訂正 -アングル:日本の起債市場、復調の兆しもなお薄氷 ブリヂストン債半減
「住友ゴム工業の5年債が増額された上、タイトサイドで決まった」。15日夕方の債券市場では、5年と10年合わせて総額200億円(訂正)と小粒ながらも事業債が無事に条件決定を迎え、条件も改善したことから、証券会社の債券関係者から安どの声が聞かれた。「徐々に投資家との対話もできるようになってきている」と関係者の1人は話す。
起債市場が浮上の道を模索する中、リトマス試験紙として注目を集めていたのがブリヂストンの起債だった。発行額はもともと1000億円超が見込まれ、格付けはダブルAプラス(R&I、JCR)。市場関係者は「こうした高格付けの企業がしっかりと需要を集められれば、起債市場が改善していく姿がみえてくる」(市場関係者)と話していた。
水面下で需要を調査していた同社の起債は、今週が延期か継続かの判断の山場となる見通しだったが、証券関係者によると17日に、3本あった年限のうち7年債の起債を止めた。総額も500億円程度まで減額した上で、需要調査を続行している。
市場関係者からは「残念ながら全員参加型のディールにはなっていないものの、ボラタイル(変動幅が大きい)な環境ながら完全なリスクオフにはなっていないことが確認できる」との声が聞かれた。
ブリヂストンはロイターの取材にコメントを控えた。
<起債市場に8000億円の影響も>
関係者によると、ロットの大きな注文を出す年金基金が一斉に取引を手控え、通常動きのある機関投資家のうち7割程度が様子見姿勢を示す案件もみられているという。
みずほ証券で債券業務を担当する小出昌弘執行役員は、「トランプ関税」による今月の起債市場への影響を7000-8000億円と見積もる。投資家の目線に対して「スプレッドの調整がまだ追いついていない可能性がある」とした上で、市場の正常化に向けては「ボラタイルな市場が落ち着き、一般債の適正価格の再形成を丁寧に進めていかなければならない」と話す。起債の中止を決めた企業の中には、融資による資金調達へ流れた向きもあるとした。
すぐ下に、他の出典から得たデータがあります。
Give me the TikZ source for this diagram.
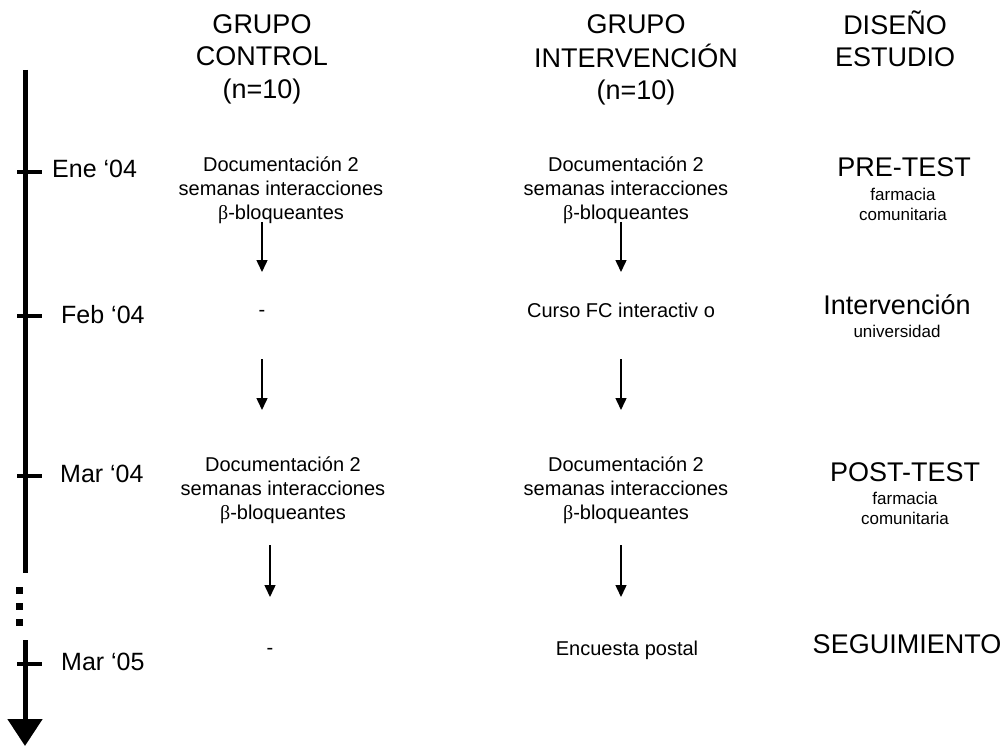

大和証券デット・キャピタルマーケット第3部の大津大副部長は、「関税が延期された90日後に何が起きるか分からず、また予想外のニュースが飛び出す可能性もある。不透明感が残る限り、市場が完全に戻ることはない」と指摘する。投資家は当面リスクプレミアムを大きめに見積もり、企業もそれに応じて厚めのスプレッドを支払う必要があるとみる。
<世界の混乱からは一定の距離も>
ただし、市場規模の小ささが最悪の事態を回避させた一方で、今後の回復局面では、投資家層の厚みに差があることから、米国に比べて回復が遅れる可能性を指摘する声も出ている。